---------- COLLECTED DATA

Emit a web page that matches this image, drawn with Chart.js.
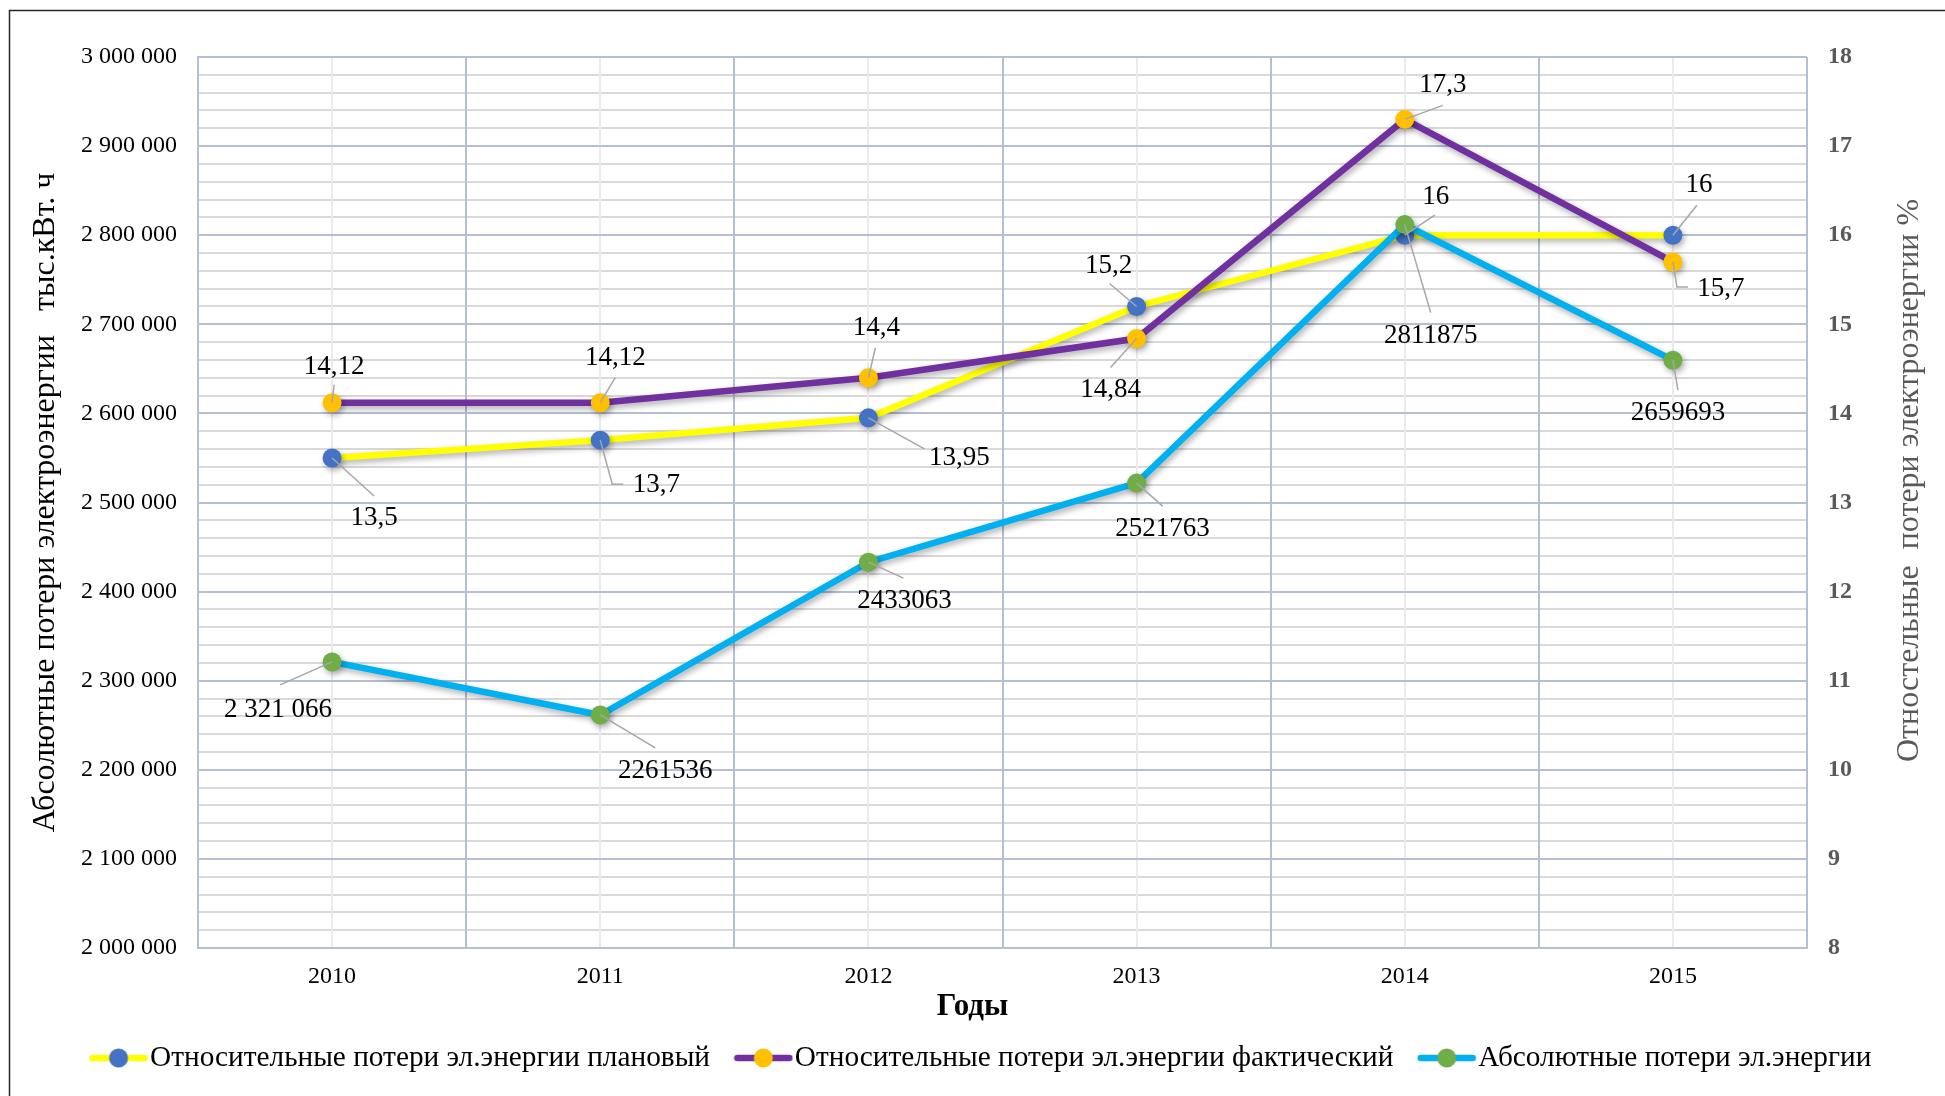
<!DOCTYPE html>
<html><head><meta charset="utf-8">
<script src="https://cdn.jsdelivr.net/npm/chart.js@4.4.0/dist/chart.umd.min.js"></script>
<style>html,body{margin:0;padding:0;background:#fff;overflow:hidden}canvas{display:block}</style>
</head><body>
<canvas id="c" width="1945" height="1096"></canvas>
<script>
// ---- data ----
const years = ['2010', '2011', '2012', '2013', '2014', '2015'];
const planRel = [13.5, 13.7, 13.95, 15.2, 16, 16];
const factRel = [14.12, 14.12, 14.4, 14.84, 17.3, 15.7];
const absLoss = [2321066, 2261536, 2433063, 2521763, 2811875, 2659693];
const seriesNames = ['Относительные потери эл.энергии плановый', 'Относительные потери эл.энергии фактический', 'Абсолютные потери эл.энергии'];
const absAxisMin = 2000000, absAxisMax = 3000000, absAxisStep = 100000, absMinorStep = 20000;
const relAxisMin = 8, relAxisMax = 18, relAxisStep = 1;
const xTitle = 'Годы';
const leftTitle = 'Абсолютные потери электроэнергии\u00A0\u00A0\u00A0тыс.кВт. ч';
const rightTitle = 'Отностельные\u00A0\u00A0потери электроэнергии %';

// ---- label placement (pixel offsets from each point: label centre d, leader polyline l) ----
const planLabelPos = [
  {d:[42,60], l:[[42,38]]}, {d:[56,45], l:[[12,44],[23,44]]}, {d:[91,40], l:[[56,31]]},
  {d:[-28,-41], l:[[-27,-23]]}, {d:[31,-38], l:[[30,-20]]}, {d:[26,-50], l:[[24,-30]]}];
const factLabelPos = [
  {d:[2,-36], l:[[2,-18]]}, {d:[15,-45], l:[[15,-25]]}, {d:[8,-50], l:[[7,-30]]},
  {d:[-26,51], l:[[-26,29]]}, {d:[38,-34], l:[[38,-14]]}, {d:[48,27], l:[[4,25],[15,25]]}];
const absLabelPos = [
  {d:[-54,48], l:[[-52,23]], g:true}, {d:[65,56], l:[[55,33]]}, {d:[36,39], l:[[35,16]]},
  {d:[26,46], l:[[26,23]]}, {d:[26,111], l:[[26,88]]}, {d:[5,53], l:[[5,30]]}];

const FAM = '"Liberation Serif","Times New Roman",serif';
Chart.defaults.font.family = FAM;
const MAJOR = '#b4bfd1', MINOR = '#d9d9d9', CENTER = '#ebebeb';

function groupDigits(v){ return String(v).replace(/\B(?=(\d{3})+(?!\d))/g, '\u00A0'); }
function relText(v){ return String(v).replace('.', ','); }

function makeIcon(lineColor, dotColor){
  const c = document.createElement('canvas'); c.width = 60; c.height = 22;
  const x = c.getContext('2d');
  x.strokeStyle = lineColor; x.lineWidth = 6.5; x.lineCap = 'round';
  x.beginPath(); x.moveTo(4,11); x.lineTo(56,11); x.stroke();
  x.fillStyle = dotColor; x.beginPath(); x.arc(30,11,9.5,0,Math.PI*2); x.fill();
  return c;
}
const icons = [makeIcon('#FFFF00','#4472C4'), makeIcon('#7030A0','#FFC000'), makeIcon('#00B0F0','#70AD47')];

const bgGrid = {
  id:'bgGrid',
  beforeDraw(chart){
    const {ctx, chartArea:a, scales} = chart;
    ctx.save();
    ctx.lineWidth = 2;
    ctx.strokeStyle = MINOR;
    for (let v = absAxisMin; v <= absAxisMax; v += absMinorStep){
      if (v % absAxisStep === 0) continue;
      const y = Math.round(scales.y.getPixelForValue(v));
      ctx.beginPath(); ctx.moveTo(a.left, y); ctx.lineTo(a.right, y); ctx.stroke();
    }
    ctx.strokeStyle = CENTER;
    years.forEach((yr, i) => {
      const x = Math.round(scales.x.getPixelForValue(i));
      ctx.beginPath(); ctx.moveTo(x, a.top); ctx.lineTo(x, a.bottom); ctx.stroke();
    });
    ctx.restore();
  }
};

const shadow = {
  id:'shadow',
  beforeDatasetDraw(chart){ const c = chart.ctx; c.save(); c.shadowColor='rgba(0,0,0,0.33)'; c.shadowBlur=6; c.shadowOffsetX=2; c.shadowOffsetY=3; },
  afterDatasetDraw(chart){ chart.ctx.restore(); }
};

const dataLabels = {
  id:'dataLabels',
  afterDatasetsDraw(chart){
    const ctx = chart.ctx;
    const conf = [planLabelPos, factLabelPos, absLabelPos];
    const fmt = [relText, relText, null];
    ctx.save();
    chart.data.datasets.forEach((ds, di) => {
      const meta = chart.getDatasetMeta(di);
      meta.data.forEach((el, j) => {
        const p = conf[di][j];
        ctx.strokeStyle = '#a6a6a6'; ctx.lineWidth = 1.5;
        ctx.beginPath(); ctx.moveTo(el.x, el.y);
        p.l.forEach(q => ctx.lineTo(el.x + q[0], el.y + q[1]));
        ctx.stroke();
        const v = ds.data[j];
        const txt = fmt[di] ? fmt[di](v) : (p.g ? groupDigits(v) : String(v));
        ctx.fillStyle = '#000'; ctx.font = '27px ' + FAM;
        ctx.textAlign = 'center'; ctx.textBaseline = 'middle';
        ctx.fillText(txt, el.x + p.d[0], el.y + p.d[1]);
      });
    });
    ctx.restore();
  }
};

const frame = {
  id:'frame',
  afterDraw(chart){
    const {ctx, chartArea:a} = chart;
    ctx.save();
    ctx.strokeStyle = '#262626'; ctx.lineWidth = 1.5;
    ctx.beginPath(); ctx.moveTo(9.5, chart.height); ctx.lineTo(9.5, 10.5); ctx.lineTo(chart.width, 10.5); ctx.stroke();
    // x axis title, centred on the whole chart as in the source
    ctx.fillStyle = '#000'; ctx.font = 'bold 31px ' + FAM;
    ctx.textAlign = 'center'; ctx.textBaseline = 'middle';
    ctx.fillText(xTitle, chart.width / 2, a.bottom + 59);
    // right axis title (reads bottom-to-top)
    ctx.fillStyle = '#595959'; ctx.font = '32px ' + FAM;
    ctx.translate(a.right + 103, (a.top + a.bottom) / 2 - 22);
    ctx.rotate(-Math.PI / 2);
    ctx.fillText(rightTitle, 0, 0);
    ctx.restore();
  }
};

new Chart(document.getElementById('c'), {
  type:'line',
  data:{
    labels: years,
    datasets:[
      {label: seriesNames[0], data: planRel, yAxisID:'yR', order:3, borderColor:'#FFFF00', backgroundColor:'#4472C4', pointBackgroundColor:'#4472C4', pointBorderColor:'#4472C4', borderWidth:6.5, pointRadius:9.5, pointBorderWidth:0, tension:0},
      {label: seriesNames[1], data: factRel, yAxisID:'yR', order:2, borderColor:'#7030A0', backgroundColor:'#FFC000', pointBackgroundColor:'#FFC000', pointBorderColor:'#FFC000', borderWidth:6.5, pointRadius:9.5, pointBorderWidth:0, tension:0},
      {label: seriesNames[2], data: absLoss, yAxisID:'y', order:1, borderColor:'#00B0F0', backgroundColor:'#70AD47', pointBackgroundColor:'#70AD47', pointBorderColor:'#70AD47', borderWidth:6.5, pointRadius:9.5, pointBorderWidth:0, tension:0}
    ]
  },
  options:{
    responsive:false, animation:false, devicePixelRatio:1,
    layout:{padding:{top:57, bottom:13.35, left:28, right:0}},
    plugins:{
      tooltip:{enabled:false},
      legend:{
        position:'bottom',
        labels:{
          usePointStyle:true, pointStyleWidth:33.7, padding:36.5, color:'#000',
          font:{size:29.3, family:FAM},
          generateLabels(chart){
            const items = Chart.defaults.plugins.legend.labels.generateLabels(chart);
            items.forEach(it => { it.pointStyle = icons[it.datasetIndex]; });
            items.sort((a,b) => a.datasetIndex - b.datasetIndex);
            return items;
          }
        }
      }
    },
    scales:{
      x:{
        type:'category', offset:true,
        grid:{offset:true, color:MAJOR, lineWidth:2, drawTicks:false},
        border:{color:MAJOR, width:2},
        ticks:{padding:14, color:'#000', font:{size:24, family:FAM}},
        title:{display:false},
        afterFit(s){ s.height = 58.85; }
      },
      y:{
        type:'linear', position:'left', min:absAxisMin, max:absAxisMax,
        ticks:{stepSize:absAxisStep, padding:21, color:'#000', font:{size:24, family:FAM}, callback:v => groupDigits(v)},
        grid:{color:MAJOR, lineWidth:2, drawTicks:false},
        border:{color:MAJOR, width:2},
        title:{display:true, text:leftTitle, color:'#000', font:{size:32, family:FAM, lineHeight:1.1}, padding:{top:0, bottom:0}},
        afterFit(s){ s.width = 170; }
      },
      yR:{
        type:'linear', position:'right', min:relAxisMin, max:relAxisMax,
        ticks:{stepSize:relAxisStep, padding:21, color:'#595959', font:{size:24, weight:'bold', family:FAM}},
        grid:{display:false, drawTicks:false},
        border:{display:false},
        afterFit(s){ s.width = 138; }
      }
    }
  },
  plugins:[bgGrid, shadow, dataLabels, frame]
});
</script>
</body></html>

--------------------

### [TASK GOAL]
Leave out the pictures. Transcribe only the lines above, from the first through the one that contains "const rightTitle = 'Отностельные\u00A0\u00A0потери".

### [THE COMPLETED TASK]
Emit a web page that matches this image, drawn with Chart.js.
<!DOCTYPE html>
<html><head><meta charset="utf-8">
<script src="https://cdn.jsdelivr.net/npm/chart.js@4.4.0/dist/chart.umd.min.js"></script>
<style>html,body{margin:0;padding:0;background:#fff;overflow:hidden}canvas{display:block}</style>
</head><body>
<canvas id="c" width="1945" height="1096"></canvas>
<script>
// ---- data ----
const years = ['2010', '2011', '2012', '2013', '2014', '2015'];
const planRel = [13.5, 13.7, 13.95, 15.2, 16, 16];
const factRel = [14.12, 14.12, 14.4, 14.84, 17.3, 15.7];
const absLoss = [2321066, 2261536, 2433063, 2521763, 2811875, 2659693];
const seriesNames = ['Относительные потери эл.энергии плановый', 'Относительные потери эл.энергии фактический', 'Абсолютные потери эл.энергии'];
const absAxisMin = 2000000, absAxisMax = 3000000, absAxisStep = 100000, absMinorStep = 20000;
const relAxisMin = 8, relAxisMax = 18, relAxisStep = 1;
const xTitle = 'Годы';
const leftTitle = 'Абсолютные потери электроэнергии\u00A0\u00A0\u00A0тыс.кВт. ч';
const rightTitle = 'Отностельные\u00A0\u00A0потери электроэнергии %';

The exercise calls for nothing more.